The actual process of physically separating your living arrangements and selling the family home is understandably “a highly emotional time”, Sandkuhler says, which is why it’s important that any decisions made during this time are as unemotional as possible.
According to Sandkuhler, the challenges that couples face include (but are not limited to):
- divesting of property, which can be very complex
- arguments, rash decisions being made, or inertia setting in
- making emotional decisions/mistakes
- mistrust in relationships, which can stop people from moving on with their lives
“This is where an independent vendor’s advocate can help. They can help you to determine the best sale method, when to sell in terms of market timing, and the property’s appraised value,” she says.
“Once the property has sold and your budget is known, you need to assess your next steps.”

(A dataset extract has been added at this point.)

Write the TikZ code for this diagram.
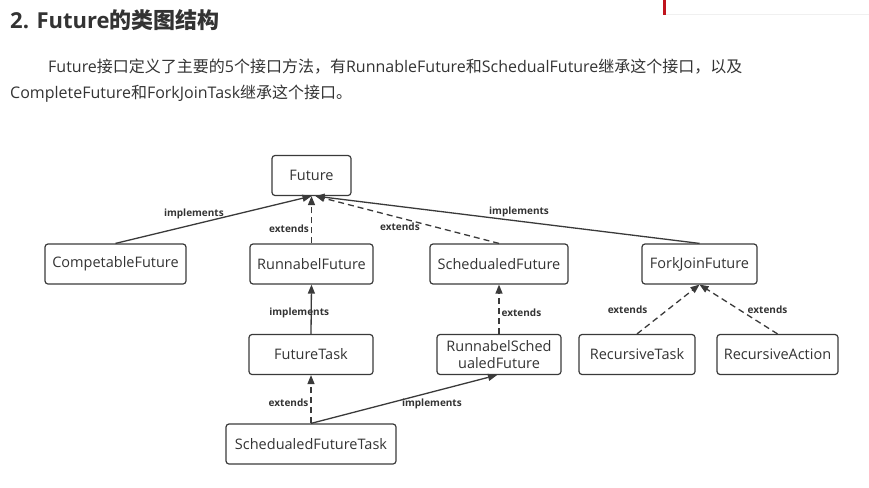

Buying for the next stage of life
Just as important as moving on from your previous home is considering your needs and next steps. Careful planning must be undertaken before you rush out and buy another property.
“This is where I have seen clients make mistakes and buy the wrong property type in the wrong location, because of short-term thinking and not enough long-term planning,” Sandkuhler says.
“It’s OK to rent for 12 months to let the dust settle if you don’t feel ready to buy straight away.”
The caveat to this is that if you are in a rising market it is important to get back into the property market as soon as practical, which is why expert advice is paramount.
“This is often where I see women freeze, as they lack confidence and knowledge and don’t know where to start or who to trust – but leaving money sitting in the bank doing nothing can be a fatal error. Hoping for Mr Right to come along so you can buy again with someone else may also be detrimental to creating financial security for yourself,” she adds.
“Men on the other hand often race out and buy again, but it may not be a well-considered purchase. They might buy a low-maintenance apartment or villa, but if there are only two bedrooms, what happens when the children are older and don’t want to share a room?”
Sandkuhler urges those who have newly separated to consider the following before they buy:
- Do you need to factor in kids living with you, and for how many years?
- Can you buy in the area where you are currently living or where they go to school?
- Do you have enough money to buy where you want to live, or are you better off rentvesting?
- What do you need in terms of lifestyle and amenities (after the kids leave home)?
“This is where an independent, licensed buyer’s agent can help. They can help you to determine a buying strategy and research, source, assess and negotiate on your behalf to make sure you buy well, make good decisions, minimise risk and don’t overpay.”